You don't seem fine with it.
You prefer making stuff up, it seems.
 

gnostic

The Lost One
Because ignorance, Lemaitre thought the entire universe was compressed inside a microscopic particle in the middle of nothing. His model implied a cold nothing. When his particle exploded (expanded) then the motion of its mass caused heat, his explosion was like fireworks. A "big bang" as the rest of scientists interpreted it.

Sorry, but you still don’t understand, the Big Bang model moved beyond Lemaître’s limited scope.

Why are you stuck on Lemaître’s old model? This is 2022, Luchito.

And it wasn’t called the “Big Bang” in Lemaître’s days - the 1920s. Friedmann, Robertson & Lemaître (independently) came up with very similar ideas, and the model was unofficially known as the “Expanding Universe Model”.

The Big Bang was coined in 1949, almost a year after the Gowan-Alpher-Herman model (the Hot Big Bang), but their rival Fred Hoyle during radio talk show, and since then it became known as the Big Bang theory.

Hoyle was worked on the Steady State model with Hermann Bond and Thomas Gold, from 1948-51.

In that talk show, he was referring to the Gowan-Alpher-Herman model, not Lemaître’s model, as the Big Bang theory.

Get your facts straight, Luchito.

Beside all of that.

The Big Bang cosmology have been updated several times, with 1980s’ inflationary model, and the latest model being the 1990s’ ΛCDM (lambda-cold dark matter) model.

While Lemaître was famed as being one of 3 founders of the Big Bang theory, his model is out-of-date.

The ΛCDM model have incorporated some of each past models’ information, as well as new information, including observational data from COBE, WMAP & Planck space missions, regarding to Alpher-Herman model on CMBR.

The recently launched JWST (James Webb Space Telescope) mission, will used their near-infrared instrument to investigate the earliest generation of galaxies.
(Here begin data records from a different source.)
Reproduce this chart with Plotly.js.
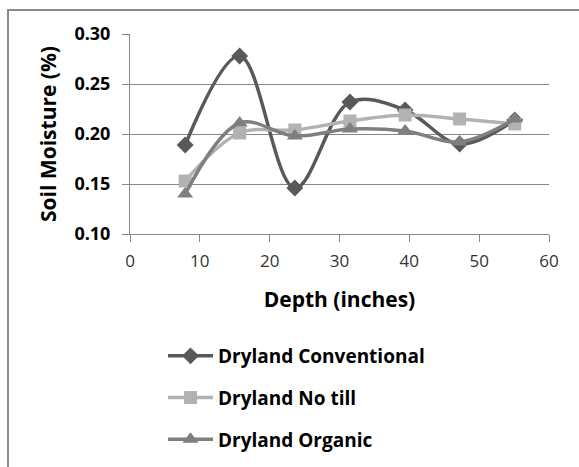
<!DOCTYPE html>
<html><head><meta charset="utf-8">
<script src="https://cdn.plot.ly/plotly-3.0.1.min.js"></script>
<style>
html,body{margin:0;padding:0;background:#fff;overflow:hidden;}
#frame{position:absolute;left:7px;top:9px;width:600px;height:500px;border-left:2px solid #8a8a8a;border-top:2px solid #8a8a8a;box-sizing:border-box;}
#chart{position:absolute;left:0;top:0;width:579px;height:467px;}
</style></head>
<body>
<div id="frame"></div>
<div id="chart"></div>
<script>
const depth = [7.9, 15.7, 23.6, 31.5, 39.4, 47.2, 55.1];
const conventional = [0.189, 0.278, 0.146, 0.232, 0.224, 0.190, 0.214];
const noTill = [0.153, 0.201, 0.204, 0.213, 0.219, 0.215, 0.210];
const organic = [0.140, 0.211, 0.198, 0.205, 0.203, 0.192, 0.215];
const names = ["Dryland Conventional", "Dryland No till", "Dryland Organic"];

const font = "'Open Sans', sans-serif";
function tr(y, name, color, symbol, size, g){
  return {x: depth, y: y, name: name, type: 'scatter', mode: 'lines+markers',
    legendgroup: g,
    line: {color: color, width: 3.5, shape: 'spline', smoothing: 1},
    marker: {color: color, symbol: symbol, size: size}};
}
const data = [
  tr(conventional, names[0], '#595959', 'diamond', 13, 'a'),
  tr(noTill, names[1], '#b2b2b2', 'square', 13, 'b'),
  tr(organic, names[2], '#7f7f7f', 'triangle-up', 14, 'c')
];
const layout = {
  width: 579, height: 467,
  margin: {l: 130, r: 30, t: 34, b: 233, autoexpand: false},
  paper_bgcolor: 'rgba(0,0,0,0)', plot_bgcolor: 'rgba(0,0,0,0)',
  font: {family: font, color: '#000'},
  xaxis: {range: [0, 60], dtick: 10, tick0: 0, showgrid: false, zeroline: false,
    showline: true, linecolor: '#868686', linewidth: 1,
    ticks: 'outside', ticklen: 7, tickcolor: '#868686', ticklabelstandoff: 5,
    tickfont: {size: 17, color: '#333', family: font},
    title: {text: 'Depth (inches)', font: {size: 21, family: font, weight: 'bold'}}},
  yaxis: {range: [0.10, 0.30], dtick: 0.05, tick0: 0.10, tickformat: '.2f',
    showgrid: true, gridcolor: '#868686', gridwidth: 1, zeroline: false,
    showline: true, linecolor: '#868686', linewidth: 1,
    ticks: 'outside', ticklen: 7, tickcolor: '#868686', ticklabelstandoff: 8,
    tickfont: {size: 18, family: font, weight: 'bold'},
    title: {text: 'Soil Moisture (%)', font: {size: 21, family: font, weight: 'bold'}, standoff: 12}},
  showlegend: true,
  legend: {x: 0.0788, y: -0.515,
    xanchor: 'left', yanchor: 'top',
    traceorder: 'grouped', tracegroupgap: 14, itemwidth: 45,
    font: {size: 19, family: font, weight: 'bold'}, bgcolor: 'rgba(0,0,0,0)'}
};
Plotly.newPlot('chart', data, layout, {staticPlot: true});
</script>
</body></html>
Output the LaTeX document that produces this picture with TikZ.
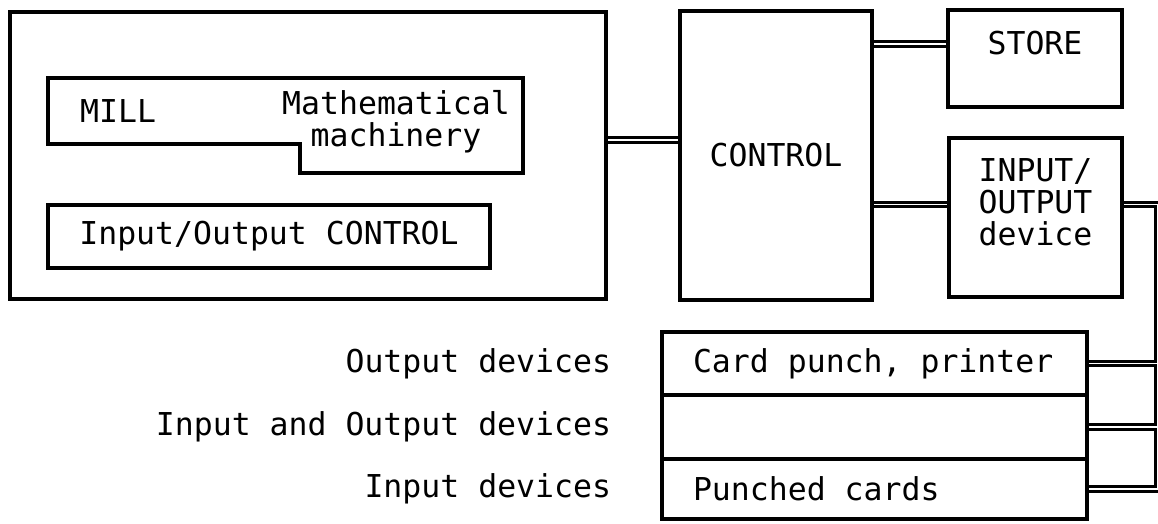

All the space observatory missions from NASA & ESA (which I have already mentioned above), including NASA’s older missions Hubble (HST), Spitzer Space Telescope (SST), Chandra X-ray Observatory (CXO) and Compton Gamma Ray Observatory (CGRO), as well as many terrestrial observatories (optical & radio astronomy, and redshift survey) have mostly being focused on the Big Bang cosmology than any other theoretical cosmologies.

The thing is why are you so focused on Lemaître’s model, when you should be acquainting yourself on the latest BB models and newer discoveries (eg WMAP, Planck & JWST)?

My previous reply, the history lesson, is to show you the advancement in knowledge, and new information obtained from more recent evidence and discoveries. It is called “progress”.

You do understand that science knowledge progress forward, don’t you?